Dr. Weiler is author of three books: “Ebola: An Evolving Story“(2019) “Cures vs. Profits: Successes in Translational Research“(2016), and “The Environmental and Genetic Causes of Autism” (2015).
His areas of interest include: Developmental disorders, including but not limited to autism/ASD, biomarker development for complex disorders, immunology, toxicology, cancer biology, collaborative science, integrative translational biomedical research, cancer receptors, phased biomarker development, microarray data analysis, proteomic data analysis, machine-learning based prediction model optimization, information theory.

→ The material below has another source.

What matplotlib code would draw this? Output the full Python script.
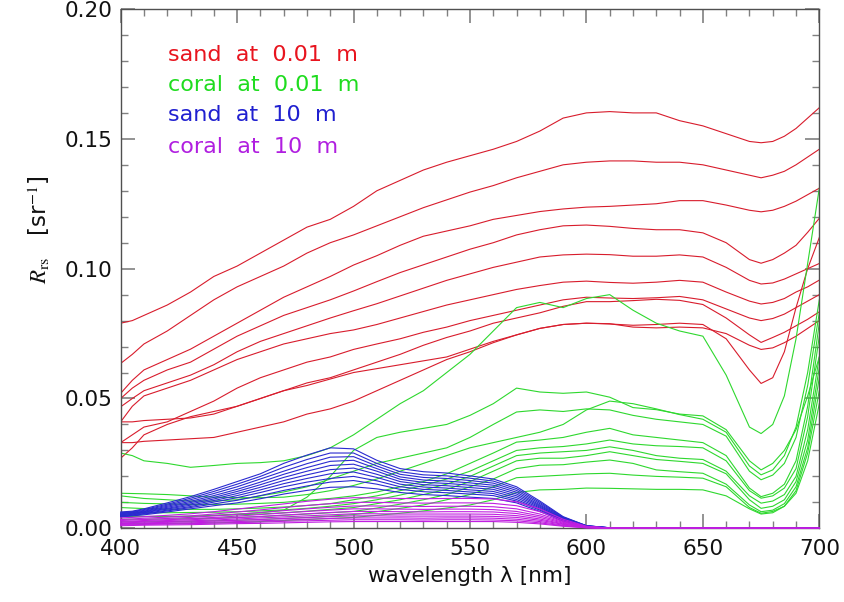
import matplotlib
matplotlib.use("Agg")
import matplotlib.pyplot as plt
from matplotlib.ticker import MultipleLocator, FormatStrFormatter

# wavelength grids (nm)
wl = [400, 405, 410, 420, 430, 440, 450, 460, 470, 480, 490, 500, 510, 520, 530, 540,
      550, 560, 570, 580, 590, 600, 610, 620, 630, 640, 650, 660, 670, 675, 680, 685,
      690, 695, 700]
wl_deep = [400, 405, 410, 420, 430, 440, 450, 460, 470, 480, 490, 500, 510, 520, 530,
           540, 550, 560, 570, 580, 590, 600, 610, 700]

# sand at 0.01 m (red)
r1 = [.079, .080, .082, .086, .091, .097, .101, .106, .111, .116, .119, .124, .130, .134, .138, .141, .1435, .146, .149, .153, .158, .160, .1605, .160, .160, .157, .155, .152, .149, .1485, .149, .151, .154, .158, .162]
r2 = [.0635, .067, .071, .076, .082, .088, .093, .097, .101, .106, .110, .113, .1165, .120, .1235, .1265, .1295, .132, .135, .1375, .140, .141, .1415, .1415, .141, .141, .140, .138, .136, .135, .136, .1375, .140, .143, .146]
r3 = [.052, .057, .061, .065, .069, .074, .079, .084, .089, .093, .097, .1014, .105, .109, .1125, .1145, .1165, .119, .1205, .122, .123, .1237, .124, .1245, .125, .1262, .1262, .1245, .1225, .1219, .1225, .124, .126, .1285, .131]
r4 = [.050, .054, .057, .061, .064, .069, .074, .078, .082, .085, .088, .0914, .095, .0985, .1015, .1045, .1075, .110, .113, .115, .1165, .1168, .1163, .1155, .115, .115, .1138, .110, .1035, .1021, .1035, .106, .109, .114, .1194]
r5 = [.0468, .050, .053, .056, .059, .063, .068, .072, .075, .078, .081, .0838, .0865, .0895, .0925, .0955, .098, .1005, .1025, .1045, .1053, .1056, .1054, .1048, .1048, .1053, .1045, .1005, .0955, .0941, .0945, .096, .098, .100, .102]
r6 = [.041, .047, .051, .054, .057, .061, .065, .068, .071, .073, .075, .0764, .0785, .081, .0835, .086, .088, .090, .092, .0935, .0948, .0952, .0947, .0944, .0948, .0955, .0948, .091, .0875, .0864, .087, .0885, .091, .093, .0956]
r7 = [.033, .036, .039, .041, .045, .049, .054, .058, .061, .064, .066, .0689, .071, .073, .0755, .0775, .080, .082, .084, .086, .088, .089, .0887, .0885, .0888, .0893, .088, .0845, .081, .080, .0808, .0825, .085, .0875, .090]
r8 = [.041, .041, .0415, .042, .0425, .044, .047, .050, .053, .056, .058, .061, .064, .067, .0705, .0735, .076, .079, .081, .083, .0855, .0873, .0873, .0877, .0882, .0878, .0862, .081, .0745, .0716, .0735, .0755, .078, .0805, .0834]
r9 = [.027, .031, .036, .040, .043, .045, .047, .050, .053, .055, .0575, .060, .0615, .063, .0645, .066, .069, .072, .0745, .077, .0785, .079, .0788, .0775, .0772, .0775, .0772, .075, .0705, .0689, .0695, .0715, .074, .077, .080]
r10 = [.033, .033, .0335, .034, .0345, .035, .037, .039, .041, .044, .046, .049, .053, .057, .061, .065, .068, .0715, .0745, .077, .0785, .079, .0787, .0782, .0785, .079, .0785, .073, .061, .0558, .058, .068, .085, .100, .112]

# coral at 0.01 m (green)
g1 = [.029, .028, .026, .025, .0235, .0242, .025, .0253, .026, .028, .031, .036, .042, .048, .053, .060, .067, .076, .085, .087, .085, .0885, .090, .084, .079, .076, .074, .059, .039, .0365, .040, .051, .073, .102, .131]
g2 = [.005, .0048, .0046, .0045, .0045, .005, .0055, .006, .007, .012, .020, .030, .035, .037, .0385, .040, .0435, .048, .054, .0525, .052, .0525, .0505, .0465, .0457, .044, .0433, .038, .026, .0225, .025, .030, .038, .051, .066]
g3 = [.0135, .0134, .0133, .013, .0125, .012, .0118, .0118, .012, .013, .0145, .0165, .019, .022, .025, .028, .031, .033, .035, .037, .040, .0456, .049, .048, .046, .0438, .042, .037, .024, .0206, .0225, .028, .039, .060, .088]
g4 = [.0125, .012, .0115, .011, .0105, .0105, .011, .0125, .014, .016, .019, .022, .025, .027, .029, .031, .035, .040, .0448, .0456, .045, .046, .0456, .0435, .042, .041, .040, .0355, .022, .0187, .0205, .025, .035, .055, .083]
g5 = [.010, .0098, .0096, .0094, .0092, .0092, .0093, .0096, .010, .0108, .0115, .0125, .014, .016, .018, .021, .025, .029, .0332, .034, .035, .037, .0385, .036, .035, .034, .033, .028, .0155, .0122, .0135, .017, .026, .047, .079]
g6 = [.008, .0078, .0076, .0074, .0073, .0073, .0075, .0078, .0082, .0088, .0095, .011, .0125, .0145, .0165, .019, .022, .026, .030, .031, .0315, .0325, .034, .0325, .0318, .0315, .031, .026, .0145, .0116, .0125, .0155, .023, .043, .074]
g7 = [.006, .006, .006, .006, .0061, .0062, .0064, .0067, .0071, .0077, .0085, .0095, .011, .0128, .0148, .017, .020, .024, .028, .029, .0295, .030, .0314, .030, .028, .027, .0265, .022, .0125, .0097, .0105, .013, .020, .038, .066]
g8 = [.0045, .0045, .0045, .0046, .0047, .0049, .0052, .0055, .006, .0066, .0073, .008, .0095, .011, .013, .015, .018, .022, .026, .027, .027, .028, .0295, .028, .0265, .0258, .025, .021, .011, .0077, .0085, .011, .018, .034, .062]
g9 = [.0035, .0035, .0035, .0036, .0037, .0039, .0042, .0045, .005, .0055, .006, .0065, .0078, .0093, .011, .013, .016, .019, .023, .0243, .0245, .0255, .0263, .025, .0225, .0218, .0212, .017, .009, .0064, .007, .0095, .016, .031, .058]
g10 = [.0025, .0025, .0025, .0026, .0027, .0029, .0031, .0034, .0038, .0042, .0047, .0053, .0064, .0077, .009, .011, .013, .016, .0195, .020, .0205, .021, .0212, .0205, .020, .0197, .0193, .016, .008, .0058, .0065, .0085, .0145, .029, .053]
g11 = [.0018, .0018, .0018, .0019, .002, .0021, .0023, .0026, .003, .0034, .0038, .0042, .005, .0058, .0067, .0078, .009, .011, .0138, .0148, .015, .0155, .0154, .0152, .015, .015, .0148, .0125, .0075, .0055, .006, .0085, .0135, .026, .048]

# sand at 10 m (blue)
b1 = [.0063, .0066, .0075, .0098, .0122, .015, .018, .021, .025, .0282, .031, .0306, .0262, .023, .0218, .0213, .0202, .019, .016, .0105, .0045, .001, .0002, 0]
b2 = [.0060, .0064, .0072, .0093, .0116, .0142, .017, .020, .0235, .0265, .029, .029, .025, .0218, .0206, .0202, .0193, .0182, .0153, .010, .0043, .001, .0002, 0]
b3 = [.0058, .0062, .0069, .0089, .0110, .0134, .016, .019, .022, .0249, .0274, .0276, .024, .0208, .0196, .0192, .0184, .0174, .0146, .0095, .0041, .001, .0002, 0]
b4 = [.0056, .0060, .0066, .0085, .0104, .0126, .015, .0178, .0208, .0234, .0258, .0262, .023, .0198, .0186, .0182, .0175, .0166, .0139, .009, .0039, .0009, .0002, 0]
b5 = [.0054, .0058, .0064, .0081, .0099, .0119, .0142, .0168, .0196, .0220, .0242, .0247, .022, .0189, .0177, .0173, .0166, .0158, .0132, .0086, .0037, .0009, .0002, 0]
b6 = [.0052, .0056, .0062, .0077, .0094, .0113, .0134, .0158, .0184, .0206, .0226, .0232, .0208, .018, .0168, .0164, .0157, .015, .0125, .0082, .0035, .0008, .0001, 0]
b7 = [.0050, .0054, .0060, .0074, .0089, .0107, .0126, .0148, .0172, .0192, .0210, .0217, .0196, .017, .0159, .0155, .0148, .0142, .0118, .0078, .0033, .0008, .0001, 0]
b8 = [.0048, .0052, .0057, .0070, .0084, .0101, .0118, .0138, .0160, .0178, .0192, .0200, .0183, .016, .015, .0146, .014, .0134, .0111, .0074, .0031, .0007, .0001, 0]
b9 = [.0046, .0050, .0055, .0067, .0080, .0094, .0108, .0126, .0146, .0163, .0178, .0184, .017, .015, .0141, .0137, .0132, .0126, .0105, .007, .0029, .0007, .0001, 0]
b10 = [.0044, .0048, .0052, .0063, .0075, .0087, .0098, .0114, .0132, .0146, .0158, .0160, .0152, .0138, .013, .0126, .012, .0115, .0098, .0065, .0027, .0006, .0001, 0]

# coral at 10 m (purple)
p1 = [.004, .0042, .0045, .005, .0056, .0064, .0074, .0084, .0094, .0104, .0112, .0118, .0117, .0115, .0114, .0115, .0115, .0113, .0102, .0075, .0035, .0008, .0001, 0]
p2 = [.0034, .0036, .0039, .0043, .0048, .0055, .0063, .0071, .0080, .0088, .0095, .0100, .0100, .0098, .0097, .0098, .0098, .0096, .0087, .0064, .0030, .0007, .0001, 0]
p3 = [.0030, .0032, .0034, .0038, .0042, .0048, .0054, .0061, .0068, .0075, .0081, .0086, .0086, .0085, .0084, .0085, .0085, .0083, .0075, .0055, .0026, .0006, .0001, 0]
p4 = [.0027, .0028, .0030, .0033, .0037, .0042, .0047, .0053, .0059, .0065, .0070, .0075, .0075, .0074, .0073, .0074, .0074, .0072, .0065, .0048, .0023, .0005, .0001, 0]
p5 = [.0024, .0025, .0027, .0030, .0033, .0037, .0041, .0046, .0051, .0056, .0061, .0065, .0065, .0064, .0063, .0064, .0064, .0063, .0057, .0042, .0020, .0005, .0001, 0]
p6 = [.0021, .0022, .0024, .0026, .0029, .0032, .0036, .0040, .0044, .0048, .0052, .0056, .0056, .0055, .0055, .0055, .0055, .0054, .0049, .0036, .0017, .0004, .0001, 0]
p7 = [.0018, .0019, .0021, .0023, .0025, .0028, .0031, .0034, .0038, .0041, .0045, .0048, .0048, .0047, .0047, .0047, .0047, .0046, .0042, .0031, .0015, .0004, .0001, 0]
p8 = [.0015, .0016, .0018, .0019, .0021, .0024, .0026, .0029, .0032, .0035, .0038, .0040, .0040, .0040, .0039, .0040, .0040, .0039, .0035, .0026, .0012, .0003, 0, 0]
p9 = [.0013, .0014, .0015, .0016, .0018, .0020, .0022, .0024, .0027, .0029, .0031, .0033, .0033, .0033, .0032, .0033, .0033, .0032, .0029, .0021, .0010, .0002, 0, 0]
p10 = [.0010, .0011, .0012, .0013, .0014, .0016, .0018, .0019, .0021, .0023, .0025, .0026, .0026, .0026, .0026, .0026, .0026, .0026, .0023, .0017, .0008, .0002, 0, 0]

sand_shallow = [r1, r2, r3, r4, r5, r6, r7, r8, r9, r10]
coral_shallow = [g1, g2, g3, g4, g5, g6, g7, g8, g9, g10, g11]
sand_deep = [b1, b2, b3, b4, b5, b6, b7, b8, b9, b10]
coral_deep = [p1, p2, p3, p4, p5, p6, p7, p8, p9, p10]

legend_labels = ["sand  at  0.01  m", "coral  at  0.01  m", "sand  at  10  m", "coral  at  10  m"]
x_ticks = [400, 450, 500, 550, 600, 650, 700]
y_ticks = [0.00, 0.05, 0.10, 0.15, 0.20]

RED, GREEN, BLUE, PURPLE = "#d81c2c", "#2ed82e", "#2a2ad0", "#c01ee0"
TXT = ["#e8141e", "#1fdc1f", "#2020d0", "#b01ee0"]

plt.rcParams["font.family"] = ["DejaVu Sans"]
plt.rcParams["mathtext.fontset"] = "stix"

fig = plt.figure(figsize=(8.45, 6.02), dpi=100)
ax = fig.add_axes([0.1428, 0.1224, 0.8268, 0.8626])

for s in sand_shallow:
    ax.plot(wl, s, color=RED, lw=0.8)
for s in coral_shallow:
    ax.plot(wl, s, color=GREEN, lw=0.8)
for s in sand_deep:
    ax.plot(wl_deep, s, color=BLUE, lw=0.8, zorder=3, clip_on=False)
for s in coral_deep:
    ax.plot(wl_deep, s, color=PURPLE, lw=0.8, zorder=3, clip_on=False)

ax.set_xlim(400, 700)
ax.set_ylim(0, 0.2)
ax.set_xticks(x_ticks)
ax.set_yticks(y_ticks)
ax.xaxis.set_minor_locator(MultipleLocator(10))
ax.yaxis.set_minor_locator(MultipleLocator(0.01))
ax.yaxis.set_major_formatter(FormatStrFormatter("%.2f"))
ax.tick_params(which="both", direction="in", top=True, right=True,
               color="#808080", labelsize=15.5, labelcolor="#111111")
ax.tick_params(axis="x", which="major", length=10, width=1.2, pad=8)
ax.tick_params(axis="y", which="major", length=10, width=1.2, pad=6)
ax.tick_params(which="minor", length=5, width=1.0)
for sp in ax.spines.values():
    sp.set_color("#505050")
    sp.set_linewidth(1.0)

ax.set_xlabel("wavelength λ [nm]", fontsize=15.5, color="#111111", labelpad=5)
ax.set_ylabel(r"$\mathit{R}_{\rm rs}$   [sr$^{-1}$]", fontsize=16.5, color="#111111")
ax.yaxis.set_label_coords(-0.098, 0.575)

ys = [0.912, 0.8537, 0.796, 0.735]
for lab, c, y in zip(legend_labels, TXT, ys):
    ax.text(0.068, y, lab, transform=ax.transAxes, color=c, fontsize=16,
            ha="left", va="center")

fig.savefig("out.png", dpi=100)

Given the immense potential for knowledge from biomedical research to reduce human pain and suffering, he does not tolerate unethical or lazy practices in research, and believes that senior faculty members should see junior faculty not as competitors, but as their progeny: their legacy. His popularity with students and researchers from all walks of biomedicine and biology allowed him to branch out from cancer to offer bioinformatics data analysis services to investigators across the campus.